Schneerson, Grigori
Schneerson, Grigori
Schneerson, Grigori, eminent Russian musicologist; b. Eniseisk, Siberia, March 13, 1901; d. Moscow, Feb. 6, 1982. He was the son of a political exile under the tsarist regime; went to Moscow as a youth, and studied piano at the Cons. with Medtner and Igumnov. From 1939 to 1948 he was in charge of the music dept. of the Society for Cultural Relations with Foreign Nations; from 1948 to 1961, was head of the foreign section of the monthly Sovietskaya Muzyka, and from 1954 to 1966, ed. the bibliographic series Foreign Literature of Music. A remarkably gifted linguist, he mastered several European languages and undertook a study of Chinese. In his polemical writings he displayed wit and sarcasm in attacking the extreme manifestations of Western modernism, but preserved scholarly impartiality in analyzing the music of all genres and styles.
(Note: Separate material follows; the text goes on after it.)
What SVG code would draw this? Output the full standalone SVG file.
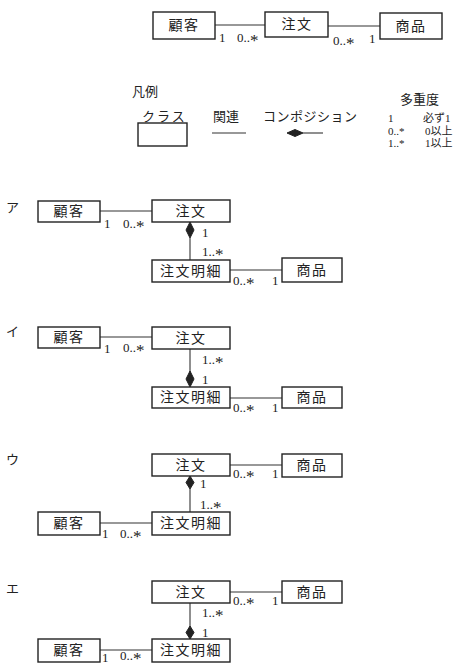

He was a Member Correspondent of the Academy of the Arts of the German Democratic Republic (1968), Honorary Member of the Accademia di Scienze, Lettere, Arti (1976), and a recipient of the Bernier Prize of the Académie des Beaux-Arts, Paris (1976). Among his writings, all publ, in Moscow, were monographs on Khachaturian (1957; Eng. tr., 1959) and Ernst Busch (1962; rev. 1964), a study of French music in the 20th century (1964; rev. 1970), and a vol. of articles on foreign music (1974). He also ed. a vol. on Shostakovich (1976).